Hosokawa has final fleeting moment among blossoms
[Reuters]
Published date: 20th Apr 1994
View PDF20 April 1994
Reuters News
English
(c) 1994 Reuters Limited
TOKYO, April 20 (Reuter) – “Blossoms in the air; unable to stay longer; and still escape time.”
The haiku, or Japanese three-line verse, by the well-known poet Seishi Yamaguchi might have been written just for Japanese Prime Minister Morihiro Hosokawa as he strolled under the cherry blossoms on Wednesday in a landscaped Tokyo Garden.
Hosokawa was hosting the annual blossom-viewing party on what is likely to be his last day as government leader after eight months in office.

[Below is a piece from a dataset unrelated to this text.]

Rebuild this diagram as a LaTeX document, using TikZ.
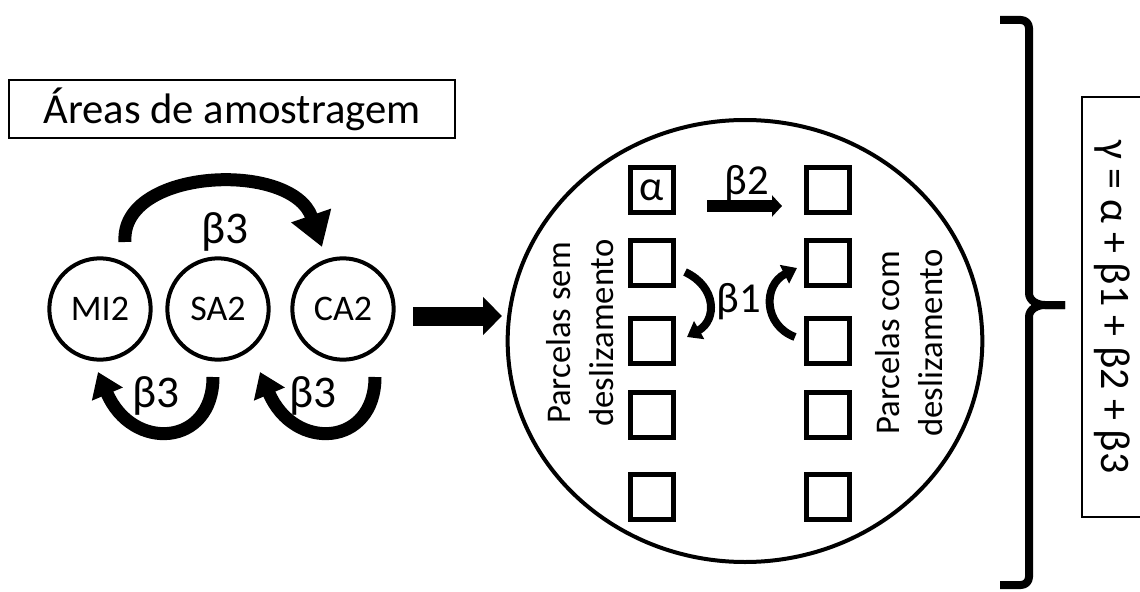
\documentclass[tikz,border=0pt]{standalone}
\usepackage{fontspec}
\setmainfont{Carlito}
\usetikzlibrary{arrows.meta,shapes.geometric}
\begin{document}
\begin{tikzpicture}[x=0.75pt,y=-0.75pt,
  every node/.style={inner sep=0pt},
  area/.style={circle,draw,line width=3pt,minimum size=76pt,font=\fontsize{27}{32}\selectfont},
  plotbox/.style={draw,line width=3.75pt,minimum width=32pt,minimum height=34pt},
  lbl/.style={font=\fontsize{34}{40}\selectfont},
  lblb/.style={font=\fontsize{32}{38}\selectfont},
  side/.style={rotate=90,align=center,font=\fontsize{26}{32}\selectfont},
  arcA/.style={line width=9.75pt,-{Triangle[width=30pt,length=25pt]}},
  arcB/.style={line width=9.75pt,-{Triangle[width=24pt,length=18pt]}},
  arcC/.style={line width=6pt,-{Triangle[width=15pt,length=10.5pt]}},
  bigarr/.style={line width=14.25pt,-{Triangle[width=27.75pt,length=14.25pt]}},
  midarr/.style={line width=9pt,-{Triangle[width=15.75pt,length=7.5pt]}},
  brace/.style={line width=6pt,line join=round}
]
\useasboundingbox (0,0) rectangle (1140,592);

% title
\node[draw,line width=2pt,minimum width=334.5pt,minimum height=43.5pt,
      font=\fontsize{32}{38}\selectfont] (title) at (232,109) {Áreas de amostragem};

% sampling areas
\node[area] (mi) at (100,309) {MI2};
\node[area] (sa) at (218,309) {SA2};
\node[area] (ca) at (343,309) {CA2};

\coordinate (a1) at (125,242);
\coordinate (a2) at (322,247);
\draw[arcA] (a1) .. controls (120,168) and (292,160) .. (a2);
\node[lbl] (b3t) at (225,232) {β3};

\coordinate (l1) at (213,377);
\coordinate (l2) at (98,372);
\draw[arcB] (l1) .. controls (213,447) and (132,452) .. (l2);
\node[lbl] (b3l) at (156,396) {β3};

\coordinate (r1) at (375,377);
\coordinate (r2) at (260,372);
\draw[arcB] (r1) .. controls (375,447) and (294,452) .. (r2);
\node[lbl] (b3r) at (313,396) {β3};

% big arrow
\coordinate (p1) at (413,316);
\coordinate (p2) at (502,316);
\draw[bigarr] (p1) -- (p2);

% field ellipse
\node[ellipse,draw,line width=3pt,minimum width=356pt,minimum height=331.5pt] (field) at (745,341) {};

% plots
\node[plotbox,font=\fontsize{32}{38}\selectfont] (L1) at (652,190) {α};
\node[plotbox] (L2) at (652,263) {};
\node[plotbox] (L3) at (652,341) {};
\node[plotbox] (L4) at (652,415) {};
\node[plotbox] (L5) at (652,497) {};
\node[plotbox] (R1) at (828,190) {};
\node[plotbox] (R2) at (828,263) {};
\node[plotbox] (R3) at (828,341) {};
\node[plotbox] (R4) at (828,415) {};
\node[plotbox] (R5) at (828,497) {};

\node[side] (sem) at (580,333) {Parcelas sem\\deslizamento};
\node[side] (com) at (909,343) {Parcelas com\\deslizamento};

% beta2
\coordinate (q1) at (707,206);
\coordinate (q2) at (782,206);
\draw[midarr] (q1) -- (q2);
\node[lblb] (b2) at (747,184) {β2};

% beta1
\coordinate (c1) at (685,272);
\coordinate (c2) at (687,337);
\draw[arcC] (c1) .. controls (717,287) and (717,320) .. (c2);
\coordinate (d1) at (795,337);
\coordinate (d2) at (797,268);
\draw[arcC] (d1) .. controls (763,325) and (763,285) .. (d2);
\node[lblb] (b1) at (739,302) {β1};

% brace
\coordinate (bt) at (1000,20);
\coordinate (bm) at (1065,305);
\coordinate (bb) at (1000,585);
\draw[brace] (bt) -- (1021,20) to[out=0,in=90] (1029,28) -- (1029,293)
   to[out=-90,in=180] (1045,305) -- (bm);
\draw[brace] (bm) -- (1045,305) to[out=180,in=90] (1029,317) -- (1029,577)
   to[out=-90,in=0] (1021,585) -- (bb);

% formula
\node[draw,line width=2pt,rotate=-90,minimum width=315pt,minimum height=45pt,
      font=\fontsize{31.5}{38}\selectfont] (gamma) at (1112,307) {γ = α + β1 + β2 + β3};
\end{tikzpicture}
\end{document}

How did that feel? “Ma-ma (so-so),” a smiling Hosokawa said as the rite of spring got under way in pale sunshine In the Shinjuku Gardens.
An official who asked not to be named said preparations for the party had been in suspense until the last minute.

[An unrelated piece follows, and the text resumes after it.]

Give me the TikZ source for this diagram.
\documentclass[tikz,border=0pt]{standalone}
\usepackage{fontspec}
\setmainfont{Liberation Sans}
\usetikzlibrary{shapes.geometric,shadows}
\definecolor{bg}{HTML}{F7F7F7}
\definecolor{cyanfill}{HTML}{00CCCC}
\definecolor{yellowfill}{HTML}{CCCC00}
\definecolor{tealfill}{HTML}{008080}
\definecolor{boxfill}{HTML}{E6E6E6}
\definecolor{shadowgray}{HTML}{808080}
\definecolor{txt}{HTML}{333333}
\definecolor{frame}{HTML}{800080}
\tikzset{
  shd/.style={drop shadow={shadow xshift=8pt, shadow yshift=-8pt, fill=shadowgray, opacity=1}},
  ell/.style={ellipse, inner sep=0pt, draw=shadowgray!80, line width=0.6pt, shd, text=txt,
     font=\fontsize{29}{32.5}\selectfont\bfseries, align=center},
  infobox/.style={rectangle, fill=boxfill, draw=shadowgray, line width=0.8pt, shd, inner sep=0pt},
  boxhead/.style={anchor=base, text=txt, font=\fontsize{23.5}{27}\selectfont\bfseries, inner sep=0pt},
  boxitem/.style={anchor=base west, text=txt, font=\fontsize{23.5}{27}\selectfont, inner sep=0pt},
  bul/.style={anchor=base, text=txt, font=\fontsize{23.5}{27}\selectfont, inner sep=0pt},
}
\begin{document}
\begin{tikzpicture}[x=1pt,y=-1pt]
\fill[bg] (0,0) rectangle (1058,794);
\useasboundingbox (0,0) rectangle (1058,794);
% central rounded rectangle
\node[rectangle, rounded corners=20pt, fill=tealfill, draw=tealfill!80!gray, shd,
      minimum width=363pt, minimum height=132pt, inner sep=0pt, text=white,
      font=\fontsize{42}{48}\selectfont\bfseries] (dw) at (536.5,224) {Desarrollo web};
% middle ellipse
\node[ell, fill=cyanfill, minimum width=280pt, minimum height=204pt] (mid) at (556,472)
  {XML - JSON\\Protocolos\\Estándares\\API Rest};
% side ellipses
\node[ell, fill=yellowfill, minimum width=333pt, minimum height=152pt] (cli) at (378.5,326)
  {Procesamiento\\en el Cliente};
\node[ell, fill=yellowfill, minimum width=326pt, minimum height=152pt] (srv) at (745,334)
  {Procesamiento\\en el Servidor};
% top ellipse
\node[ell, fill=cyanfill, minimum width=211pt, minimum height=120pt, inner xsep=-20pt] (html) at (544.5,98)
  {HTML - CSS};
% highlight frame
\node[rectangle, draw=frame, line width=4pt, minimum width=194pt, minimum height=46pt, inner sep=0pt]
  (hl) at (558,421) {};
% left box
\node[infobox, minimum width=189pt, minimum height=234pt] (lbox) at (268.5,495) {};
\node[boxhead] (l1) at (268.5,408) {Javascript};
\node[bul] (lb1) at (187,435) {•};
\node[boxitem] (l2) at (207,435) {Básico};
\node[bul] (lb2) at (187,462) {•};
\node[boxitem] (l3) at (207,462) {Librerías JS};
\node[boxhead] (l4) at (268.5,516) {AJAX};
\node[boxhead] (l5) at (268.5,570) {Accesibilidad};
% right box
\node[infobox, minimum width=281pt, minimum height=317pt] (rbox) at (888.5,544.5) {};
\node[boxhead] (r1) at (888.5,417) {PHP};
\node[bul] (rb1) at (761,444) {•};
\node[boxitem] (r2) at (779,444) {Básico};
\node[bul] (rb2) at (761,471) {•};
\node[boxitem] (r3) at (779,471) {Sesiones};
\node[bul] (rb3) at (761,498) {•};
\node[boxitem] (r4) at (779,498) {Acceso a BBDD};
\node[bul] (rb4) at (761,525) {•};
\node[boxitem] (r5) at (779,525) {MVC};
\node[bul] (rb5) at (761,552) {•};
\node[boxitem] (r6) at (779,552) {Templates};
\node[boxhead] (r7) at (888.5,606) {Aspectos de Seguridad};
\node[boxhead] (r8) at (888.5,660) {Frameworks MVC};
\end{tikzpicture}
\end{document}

Invitations had been printed before Hosokawa announced to the shocked nation on April 8 that he was quitting over a loan scandal. If a successor had been picked, it would have meant preparing thousands of new invitations.

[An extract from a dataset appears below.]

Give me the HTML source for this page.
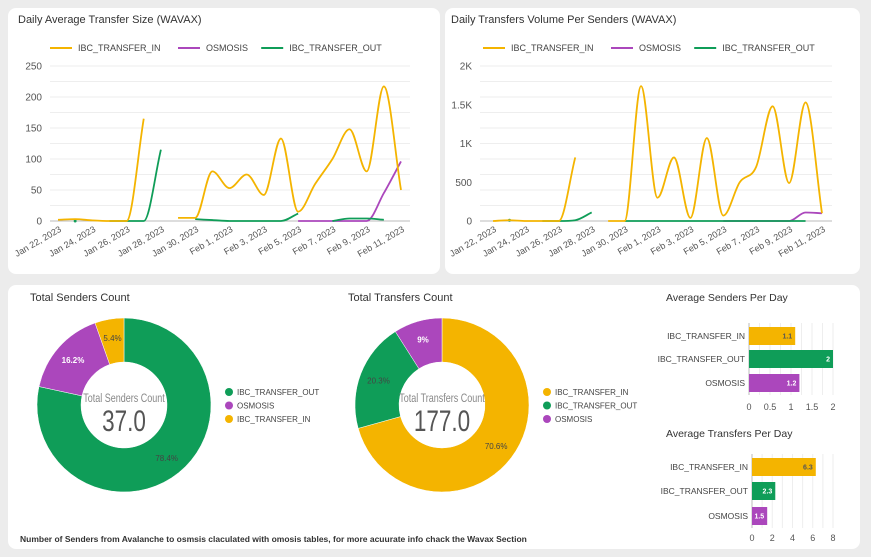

Foreign military attaches in full dress uniform and diplomats in national regalia fell over each other as Hosokawa and his wife Kayoko, penned in by a few bodyguards, squeezed their way through the more than 7,000 guests in an unusual press-the-flesh melee.
Asked about his plans, the 56-year-old Hosokawa told reporters: “I’d like to take it easy for a while.”
Beer and sake flowed freely, and guests strolled around food-laden tables under trees ablaze with dozens of Shades of pink, the ephemeral blossoms that in Japan symbolize spring.
Elsewhere in the city, Hosokawa’s ruling coalition colleagues were near to choosing a successor.
But in the Shinjuku Gardens, with their 1,500 cherry trees of 34 varieties, the cares of office seemed far away or the aristocratic Hosokawa.
Despite the manner of his going, a weekend poll by the Daily Yomiuri newspaper showed 65 percent of respondents approved of Hosokawa’s achievements during his time in office.
His ancestors made an art out of political survival. The original Hosokawa was a daimyo, a powerful territorial nobleman who in the early 17th century threw in his lot with the first of 15 Tokugawa shoguns and was granted a large fief in Kumamoto, on the southern island of Kyushu.